The hard truth is that the gun owner got lucky if the only permanent damage was property. A shredded floor or cabinet is humiliating, but it is not a funeral. It is not a neighbor hit through a wall. It is not a spouse, kid, friend, or pet hurt because someone skipped one step in the safety routine.
That luck should feel heavy.
A negligent discharge is one of those moments that should make a person slower forever. Slower to handle a gun. Slower to press a trigger. Slower to assume. Slower to say, “It’s empty.” Slower to put live ammo anywhere near practice. Slower in the best possible way.
The kitchen can be repaired.
The shooter’s habits need more than patchwork.
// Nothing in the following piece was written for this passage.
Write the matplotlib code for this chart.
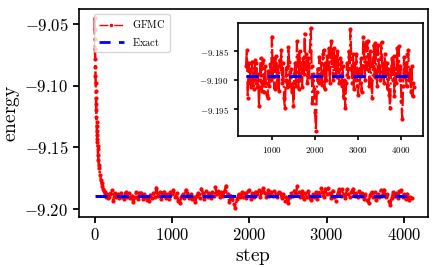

Commenters in the thread treated negligent discharges as serious lessons, not funny little mishaps.
Several people focused on the bullet path. Once a round goes into a floor, wall, or cabinet, the first job is figuring out where it ended up. Property damage matters, but confirming nobody was hurt and that the bullet did not travel into another room or neighboring space matters more.
Others pointed out that floors and walls are not real backstops. A direction that feels “safe” because it is pointed away from people in the room may still be unsafe if there are people below, behind, or beyond that surface.
A lot of the practical advice came back to dry-fire and handling routines. Remove ammunition from the area. Check the gun every time it leaves your hand and comes back. Do not multitask. Do not press the trigger after reloading. And if you get interrupted, start the clearing process over from the beginning.
Some commenters were blunt about accountability. Calling it negligent matters because it forces the shooter to identify what failed instead of treating it like bad luck.
The main takeaway was simple: the damage was a warning. A bullet path through a kitchen is bad, but it is also a chance to fix the routine before the next mistake finds something that cannot be patched.